Over the years British Airways & Virgin Atlantic have had numerous colourful disagreements. Now, with the launch of Virgin’s domestic service, Little Red, the battle will be played out over the skies of the UK for the first time.
Following its takeover of bmi in 2012, British Airways was forced to give up a number of slots on routes between Heathrow and Manchester, Edinburgh & Aberdeen. It would have had to do the same on flights between Heathrow & Glasgow except for the fact that bmi had already stopped operating the route before the takeover. Having given up the slots, it came down to a straight flight between Virgin Atlantic & Air Lingus as to who would take them over and, as the former could boast a complementary long-haul route at Heathrow, it came as no surprise to industry watchers when the slots were awarded to Virgin.
Starting with services to Manchester, followed by the launch of flights to Scotland this April, Little Red now offers six daily flights between Heathrow & Edinburgh, three daily flights between Heathrow & Aberdeen and four daily flights between Heathrow & Manchester. One of the amusing ironies of this story is that because Virgin Atlantic doesn’t have any experience of flying short-haul, Little Red flights will be operated by aircraft and crew from, yes, you guessed it, Air Lingus.

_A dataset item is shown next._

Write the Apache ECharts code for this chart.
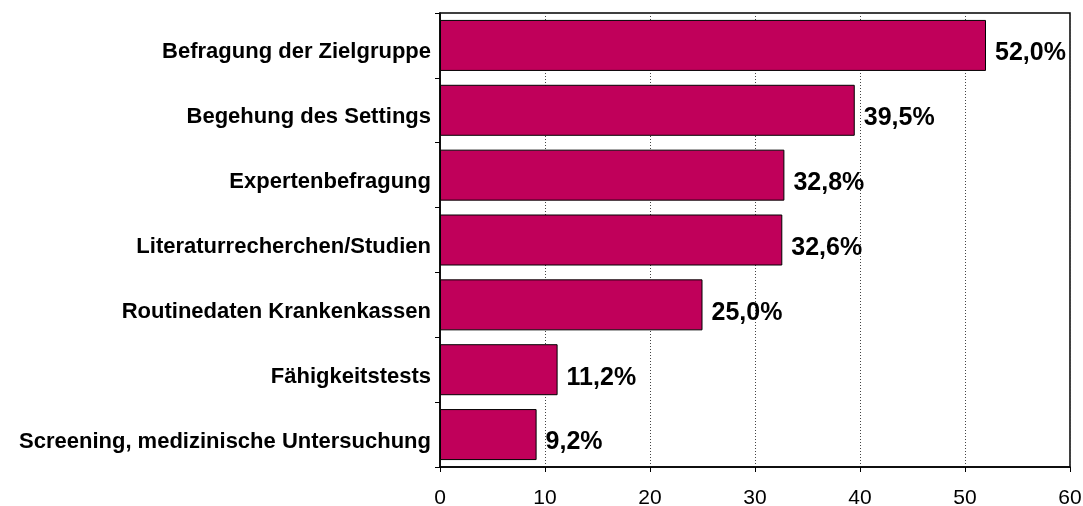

All flights will be operated by A320 aircraft in the Virgin Atlantic livery, as per the picture above. The airline will offer a single cabin service with all-leather seats and hot-breakfast rolls on flights before 9am.
So, will Virgin be able to compete with British Airways and make a profit? Well, it’s always been hugely difficult for anyone to make a profit on UK domestic flights but especially full service airlines. In terms of cost, Little Red is unlikely to be able to compete with Easyjet & Ryanair (although neither fly to Heathrow) while British Airways has more slots and bigger aircraft which it could use (surely not!) to drive prices down. As a stand-alone service it seems highly unlikely that Little Red will ever make money so its value to the airline can only be considered as a feeder service. Clearly there are passengers near all three airports who will welcome the ability to fly Virgin all the way to the US, Africa & Asia but are there enough of them? Having recently seen US carrier Delta take a 49% stake in the airline, and with talk of Virgin Atlantic joining the Sky Team alliance, Richard Branson must feel confident that Little Red won’t go the way of bmi.